**BRIEF**:
Locate each line in the records containing "with". Copy it.

- - -

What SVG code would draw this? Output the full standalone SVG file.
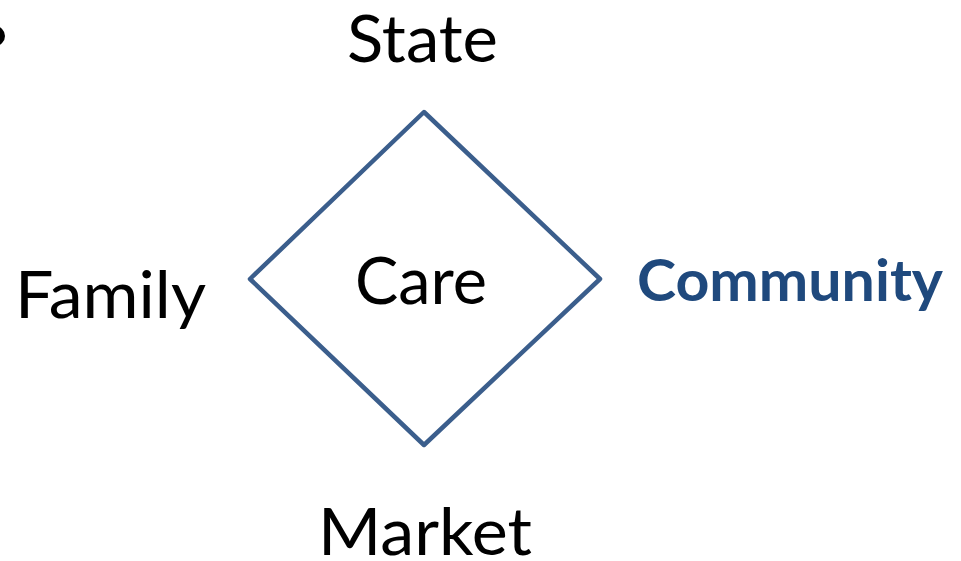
<svg xmlns="http://www.w3.org/2000/svg" width="961" height="561" viewBox="0 0 961 561">
  <style>
    .lbl { font-family: Lato, "Open Sans", "Liberation Sans", sans-serif; font-size: 66px; fill: #000; }
    .accent { font-weight: bold; font-size: 58px; fill: #1F497D; }
    .frame { fill: #fff; stroke: #3B5E8C; stroke-width: 4.5; stroke-linejoin: round; }
  </style>
  <rect width="961" height="561" fill="#fff"/>
  <!-- bullet cut off at the left edge -->
  <circle cx="-5" cy="36" r="10" fill="#000"/>
  <g id="care">
    <polygon class="frame" points="424,112 600,279 424,445 250,279"/>
    <text class="lbl" x="355" y="304" textLength="132" lengthAdjust="spacingAndGlyphs">Care</text>
  </g>
  <g id="state">
    <text class="lbl" x="347" y="62" textLength="151" lengthAdjust="spacingAndGlyphs">State</text>
  </g>
  <g id="family">
    <text class="lbl" x="15" y="318" textLength="191" lengthAdjust="spacingAndGlyphs">Family</text>
  </g>
  <g id="community">
    <text class="lbl accent" x="637" y="301" textLength="306" lengthAdjust="spacingAndGlyphs">Community</text>
  </g>
  <g id="market">
    <text class="lbl" x="318" y="555" textLength="214" lengthAdjust="spacingAndGlyphs">Market</text>
  </g>
</svg>
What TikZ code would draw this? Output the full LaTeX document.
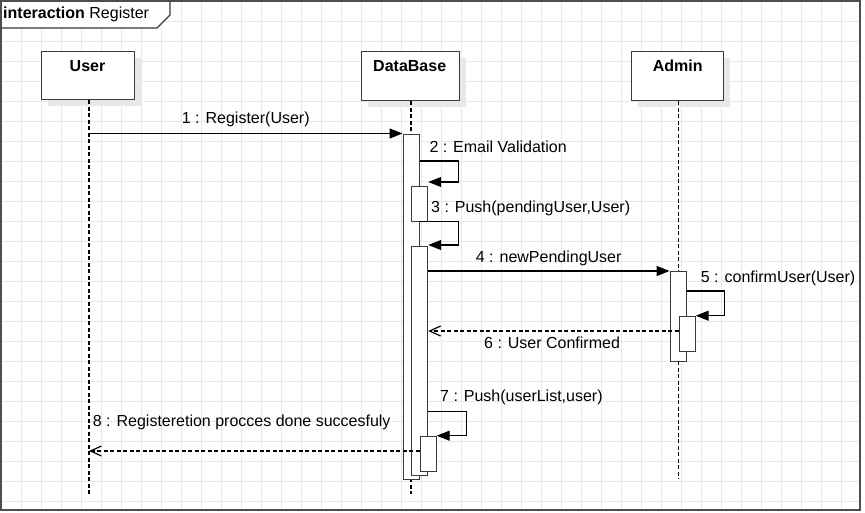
\documentclass[tikz,border=0pt]{standalone}
\usepackage{fontspec}
\setmainfont{Liberation Sans}
\usetikzlibrary{arrows.meta,shadows}
\definecolor{gridc}{HTML}{E8E8E8}
\definecolor{framec}{HTML}{4D4D4D}
\definecolor{linec}{HTML}{1A1A1A}
\definecolor{boxc}{HTML}{3A3A3A}
\tikzset{
  hdr/.style={draw=boxc, fill=white, line width=1.2pt, inner sep=0pt, anchor=north west,
    drop shadow={shadow xshift=6pt, shadow yshift=-6pt, fill=black!9, opacity=1}},
  hdrtxt/.style={anchor=base, inner sep=0pt, font=\fontsize{16}{19}\selectfont\bfseries},
  actbar/.style={draw=boxc, fill=white, line width=1.2pt, inner sep=0pt, anchor=north west},
  lifeline/.style={draw=black, line width=1.5pt, dash pattern=on 4pt off 2.5pt},
  msg/.style={draw=black, line width=1.2pt, -{Triangle[length=13pt,width=10pt]}},
  retmsg/.style={draw=black, line width=1.2pt, dash pattern=on 4pt off 2.5pt, -{Straight Barb[length=11pt,width=10pt]}},
  msglbl/.style={anchor=base west, inner sep=0pt, font=\fontsize{16}{19}\selectfont}
}
\begin{document}
\begin{tikzpicture}[x=1pt,y=-1pt]
\useasboundingbox (0,0) rectangle (865,512);
\fill[white] (0,0) rectangle (865,512);
% grid
\foreach \i in {0,...,42} \draw[gridc, line width=0.9pt] (1.7+20*\i,1) -- (1.7+20*\i,510);
\foreach \j in {0,...,25} \draw[gridc, line width=0.9pt] (1,1.7+20*\j) -- (860,1.7+20*\j);
% title tab
\fill[white] (1,1) -- (170,1) -- (170,15) -- (157,28) -- (1,28) -- cycle;
\draw[boxc, line width=1.1pt] (170,1) -- (170,15) -- (157,28) -- (1,28);
\node[anchor=base west, inner sep=0pt, font=\fontsize{16}{19}\selectfont] (title) at (3,18.5) {\textbf{interaction} Register};
% header boxes
\node[hdr, minimum width=93pt, minimum height=48pt] (user) at (41,51) {};
\node[hdr, minimum width=98pt, minimum height=49pt] (db) at (361,51) {};
\node[hdr, minimum width=92pt, minimum height=49pt] (admin) at (631,51) {};
\node[hdrtxt] (userT) at (87.5,71.7) {User};
\node[hdrtxt] (dbT) at (409.7,71.7) {DataBase};
\node[hdrtxt] (adminT) at (677.7,71.7) {Admin};
% lifelines
\coordinate (userEnd) at (89,495);
\coordinate (dbEnd) at (411,494);
\coordinate (adminEnd) at (678.5,479);
\draw[lifeline] (user.south -| userEnd) -- (userEnd);
\draw[lifeline] (db.south -| dbEnd) -- (dbEnd);
\draw[lifeline] (admin.south -| adminEnd) -- (adminEnd);
% activation bars
\node[actbar, minimum width=16.5pt, minimum height=344.5pt] (dbA) at (402.5,134) {};
\node[actbar, minimum width=16pt, minimum height=35pt] (dbB) at (411,186) {};
\node[actbar, minimum width=16pt, minimum height=228.5pt] (dbC) at (411,246) {};
\node[actbar, minimum width=16pt, minimum height=35pt] (dbD) at (419.5,436) {};
\node[actbar, minimum width=16pt, minimum height=90pt] (adA) at (669.5,271) {};
\node[actbar, minimum width=16pt, minimum height=35pt] (adB) at (678.5,316) {};
% message levels
\coordinate (c1) at (0,133.5);
\coordinate (c2a) at (0,161);
\coordinate (c2b) at (0,182);
\coordinate (c3a) at (0,221.7);
\coordinate (c3b) at (0,245);
\coordinate (c4) at (0,271);
\coordinate (c5a) at (0,291);
\coordinate (c5b) at (0,315.7);
\coordinate (c6) at (0,331);
\coordinate (c7a) at (0,411.3);
\coordinate (c7b) at (0,435.7);
\coordinate (c8) at (0,451);
% messages
\draw[msg] (userEnd |- c1) -- (dbA.west |- c1);
\draw[msg] (dbA.east |- c2a) -- ++(38,0) |- (dbB.east |- c2b);
\draw[msg] (dbA.east |- c3a) -- ++(38,0) |- (dbC.east |- c3b);
\draw[msg] (dbC.east |- c4) -- (adA.west |- c4);
\draw[msg] (adA.east |- c5a) -- ++(38,0) |- (adB.east |- c5b);
\draw[retmsg] (adB.west |- c6) -- (dbC.east |- c6);
\draw[msg] (dbC.east |- c7a) -- ++(38,0) |- (dbD.east |- c7b);
\draw[retmsg] (dbD.west |- c8) -- (userEnd |- c8);
% labels
\node[msglbl] (l1) at (181.7,123.3) {1 : Register(User)};
\node[msglbl] (l2) at (429.3,152.3) {2 : Email Validation};
\node[msglbl] (l3) at (431,212.3) {3 : Push(pendingUser,User)};
\node[msglbl] (l4) at (475.7,262.7) {4 : newPendingUser};
\node[msglbl] (l5) at (700.7,282.7) {5 : confirmUser(User)};
\node[msglbl] (l6) at (484,348.3) {6 : User Confirmed};
\node[msglbl] (l7) at (440,401.7) {7 : Push(userList,user)};
\node[msglbl] (l8) at (92.7,426.7) {8 : Registeretion procces done succesfuly};
% frame
\draw[framec, line width=2pt] (1,1) rectangle (860,510);
\end{tikzpicture}
\end{document}
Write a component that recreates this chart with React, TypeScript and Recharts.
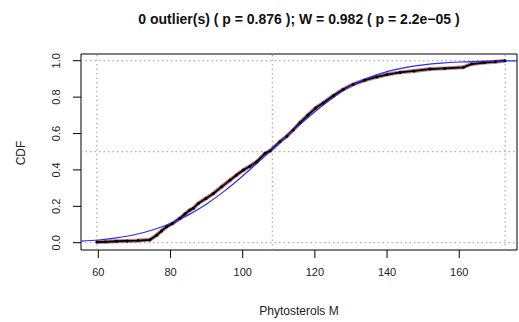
import { LineChart, Line, XAxis, YAxis, ReferenceLine, ReferenceArea } from "recharts"

const ecdfX = [59.6, 62, 65, 68, 71, 74.3, 76.2, 77.5, 78.9, 80.5, 82.6, 84, 85.4, 86.3, 87.7, 89.8, 91.9, 94.2, 96.5, 98.3, 100.2, 102, 103.9, 106.2, 107.6, 110.3, 112.2, 114, 115.9, 118, 120.2, 122.3, 125.1, 127.8, 130.6, 133.8, 137.1, 140, 143.6, 147.5, 151.9, 156, 161.1, 163.4, 167, 170, 172.7]
const ecdfY = [0.004, 0.005, 0.008, 0.01, 0.012, 0.016, 0.042, 0.065, 0.088, 0.105, 0.134, 0.158, 0.18, 0.189, 0.216, 0.243, 0.271, 0.308, 0.344, 0.372, 0.4, 0.42, 0.445, 0.491, 0.505, 0.555, 0.585, 0.62, 0.66, 0.7, 0.74, 0.768, 0.808, 0.842, 0.87, 0.893, 0.911, 0.924, 0.936, 0.944, 0.954, 0.958, 0.964, 0.982, 0.99, 0.995, 1.0]

// fitted normal curve (blue), read at these x values
const fitX = [55, 60, 65, 70, 75, 80, 85, 90, 95, 100, 105, 110, 115, 120, 125, 130, 135, 140, 145, 150, 155, 160, 165, 170, 176]
const fitY = [0.009, 0.015, 0.027, 0.044, 0.07, 0.106, 0.153, 0.213, 0.285, 0.367, 0.455, 0.545, 0.635, 0.72, 0.797, 0.862, 0.907, 0.94, 0.962, 0.977, 0.987, 0.993, 0.996, 0.998, 0.999]

const xTicks = [60, 80, 100, 120, 140, 160]
const yTicks = [0, 0.2, 0.4, 0.6, 0.8, 1]
const hLines = [0, 0.5, 1]
const vLines = [59.6, 108.2, 172.7]

const ecdf = ecdfX.map((x, i) => ({ x, y: ecdfY[i] }))
const fit = fitX.map((x, i) => ({ x, y: fitY[i] }))

const font = "'Liberation Sans', Arial, sans-serif"

const YTick = (props: any) => {
  const { x, y, payload } = props
  const tx = x - 11
  return (
    <text
      x={tx}
      y={y}
      transform={`rotate(-90, ${tx}, ${y})`}
      textAnchor="middle"
      fontSize={11}
      fill="#222"
      fontFamily={font}
    >
      {payload.value.toFixed(1)}
    </text>
  )
}

export default function App() {
  return (
    <div style={{ position: "relative", width: 519, height: 322, fontFamily: font, background: "#fff" }}>
      <style>{`body{margin:0}`}</style>
      <div style={{ position: "absolute", top: 11, left: 0, width: 598, textAlign: "center", fontWeight: "bold", fontSize: 14, color: "#111" }}>
        0 outlier(s) ( p = 0.876 ); W = 0.982 ( p = 2.2e−05 )
      </div>
      <div style={{ position: "absolute", top: 304, left: 0, width: 598, textAlign: "center", fontSize: 12, color: "#222" }}>
        Phytosterols M
      </div>
      <div style={{ position: "absolute", top: 153, left: 21, transform: "translate(-50%, -50%) rotate(-90deg)", fontSize: 12, color: "#222" }}>
        CDF
      </div>
      <LineChart width={519} height={322} margin={{ top: 54, right: 2, bottom: 32, left: 40 }}>
        <XAxis
          type="number"
          dataKey="x"
          domain={[55.2, 176]}
          ticks={xTicks}
          allowDataOverflow
          height={40}
          axisLine={false}
          tickSize={8}
          tickLine={{ stroke: "#000" }}
          tick={{ fontSize: 11, fill: "#222", fontFamily: font, dy: 8 }}
        />
        <YAxis
          type="number"
          dataKey="y"
          domain={[-0.04, 1.037]}
          ticks={yTicks}
          allowDataOverflow
          width={41}
          axisLine={false}
          tickSize={8}
          tickLine={{ stroke: "#000" }}
          tick={<YTick />}
        />
        {hLines.map((v) => (
          <ReferenceLine key={"h" + v} y={v} stroke="#999" strokeDasharray="1.5 3" />
        ))}
        {vLines.map((v) => (
          <ReferenceLine key={"v" + v} x={v} stroke="#999" strokeDasharray="1.5 3" />
        ))}
        <ReferenceArea x1={55.2} x2={176} y1={-0.04} y2={1.037} fill="none" stroke="#000" strokeWidth={1} />
        <Line data={ecdf} dataKey="y" type="linear" stroke="#8b1a1a" strokeOpacity={0.55} strokeWidth={4} dot={false} isAnimationActive={false} />
        <Line data={ecdf} dataKey="y" type="linear" stroke="#000" strokeWidth={1.8} dot={{ r: 1.5, fill: "#000", stroke: "none" }} isAnimationActive={false} />
        <Line data={fit} dataKey="y" type="monotone" stroke="#2a2aff" strokeWidth={1.2} dot={false} isAnimationActive={false} />
      </LineChart>
    </div>
  )
}
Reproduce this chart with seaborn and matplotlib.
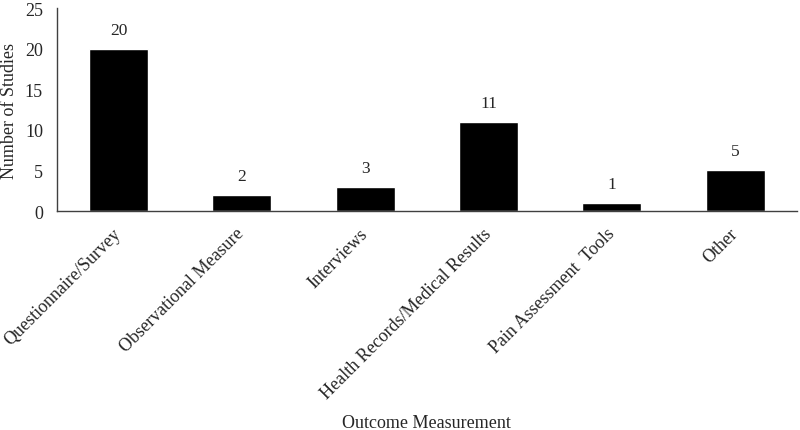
import pandas as pd
import numpy as np
import matplotlib.pyplot as plt
import seaborn as sns

categories = ['Questionnaire/Survey', 'Observational Measure', 'Interviews',
              'Health Records/Medical Results', 'Pain Assessment  Tools', 'Other']
counts = [20, 2, 3, 11, 1, 5]
y_ticks = [0, 5, 10, 15, 20, 25]

data = pd.DataFrame({'Outcome Measurement': categories, 'Number of Studies': counts})

sns.set_style('white')
plt.rcParams['font.family'] = ['Liberation Serif', 'DejaVu Serif']

fig = plt.figure(figsize=(8, 4.31), dpi=100)
ax = fig.add_axes([0.071, 0.508, 0.925, 0.471])

sns.barplot(data=data, x='Outcome Measurement', y='Number of Studies',
            color='black', saturation=1, width=0.48, ax=ax)

for c in ax.containers:
    ax.bar_label(c, padding=8, fontsize=12.5)

ax.set_xlim(-0.5, len(categories) - 0.5)
ax.set_ylim(0, 25)
ax.set_yticks(y_ticks)
ax.tick_params(axis='y', length=0, pad=10, labelsize=13)
ax.tick_params(axis='x', length=0, pad=14, labelsize=13)
plt.setp(ax.get_xticklabels(), rotation=45, ha='right', va='center', rotation_mode='anchor')

for side in ['top', 'right']:
    ax.spines[side].set_visible(False)
for side in ['left', 'bottom']:
    ax.spines[side].set_color('#404040')
    ax.spines[side].set_linewidth(1.0)

ax.set_ylabel('Number of Studies', fontsize=13, labelpad=5)
ax.set_xlabel('Outcome Measurement', fontsize=13)
# the long rotated tick labels push the label off the figure, so pin it
ax.xaxis.set_label_coords(0.5, -1.0)

plt.savefig('out.png', dpi=100)
print("Picture has been saved as out.png")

- - -

**COMPLETED TASK**:
Write a component that recreates this chart with React, TypeScript and Recharts.
Reproduce this chart with seaborn and matplotlib.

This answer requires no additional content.